`Cry' caps new wave of `women's films'. Meaningful female roles, minus the Hollywood fluff
Remember the '70s, when ``buddy movies'' were all the rage? It seemed that every other film starred Robert Redford and Paul Newman, with hardly a woman in sight. And how about much of the '80s, when stars like Sylvester Stallone and Eddie Murphy seemed to include women in their pictures mostly so the bad guy would have someone to punch around? Happily, the trend appears to be changing. Some of this year's most substantial films, including the new ``A Cry in the Dark,'' feature women in leading roles. And more important, they're about real feminine concerns, such as child-raising and family-building and safety from sexual aggression - matters that should concern all of us equally, but are often known as ``women's issues'' nowadays.
``Gorillas in the Mist'' helped launch the trend earlier this season, with Sigourney Weaver playing a wildlife expert as smart and rugged as any man could be. It gathered more steam in Woody Allen's disappointing but ambitious drama ``Another Woman,'' starring the hugely talented Gena Rowlands.
The trend then accelerated in three pictures that arrived almost at once. ``The Accused'' stars two first-rate actresses: Jody Foster as the working-class victim of a gang rape, and Kelly McGillis as a lawyer who helps her prosecute all the men responsible, including bystanders who cheered on the assault. ``The Good Mother'' stars Diane Keaton as a woman who fights for custody of her daughter after her new boyfriend is charged with sexually abusing the child.
Streep tries another accent
Now another thoughtful ``woman's movie'' is here: ``A Cry in the Dark,'' based on the true story of an Australian mother who was accused of murdering her baby after the infant's accidental death. This time the star is Meryl Streep, trying on yet another accent - an Australian drawl this time - and a new, awful-looking hairstyle.
That frumpy hairdo isn't just a colorful detail of the movie, though. It's proof of the film's seriousness in tackling a difficult story about the death of a child and a media frenzy that almost ruins a mother's life. Neither the filmmakers nor Ms. Streep tries to make the heroine sweet or sympathetic in the usual Hollywood way; nor do they go for an ``interesting performance'' that dispenses with sex appeal but pours on extra-thick layers of highly visible acting skill to compensate. Rather, they allow the character to be as profoundly unglamorous and sharp-tongued as she apparently was in real life. This gives the story an abrasive edge that makes it less engaging than it might have been, but far more thought-provoking.
Anti-female bias exposed
In all, ``A Cry in the Dark'' is one of the year's most engaging films, well acted (by everyone except Sam Neill, as Streep's deeply religious husband) and made with a clear sense of social awareness as well as movie-style drama.

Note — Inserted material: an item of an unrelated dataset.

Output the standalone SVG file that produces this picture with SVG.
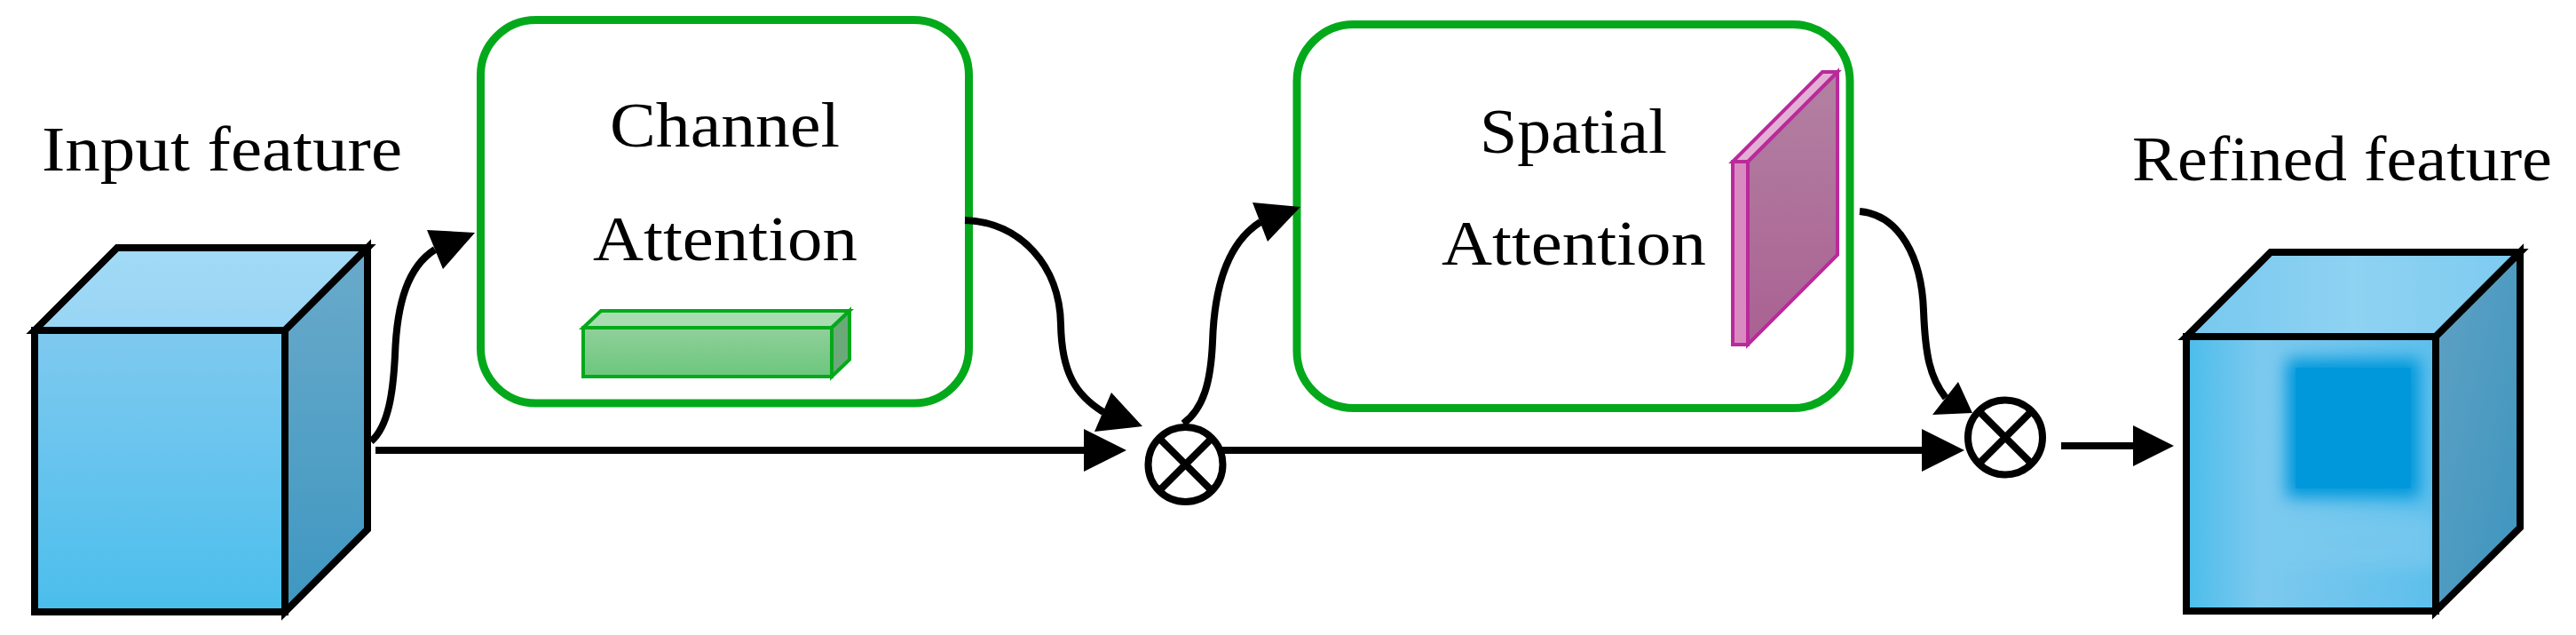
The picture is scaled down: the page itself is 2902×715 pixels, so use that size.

It also consolidates a trend-within-a-trend that courses through all the latest woman-oriented movies: By centering its plot on a pitched battle between the heroine and the judicial system, it uses one of modern society's most entrenched and respected institutions as a metaphor for inflexible, reactionary, and implicitly antifemale tendencies built into the very fabric of Western culture.
I'm pleased with the seriousness that marks even the weaker examples of the new ``woman's movies,'' but I can't help noticing an ironic fact about them. ``The Accused'' was directed by Jonathan Kaplan, ``The Good Mother'' by Leonard Nimoy, and ``A Cry in the Dark'' by Fred Schepisi. When will women not only star in these feminist fables, but take control behind the cameras as well? That could be the most exciting development of all. Unfortunately, in a film industry dominated habitually by men, it could also be the last one to arrive.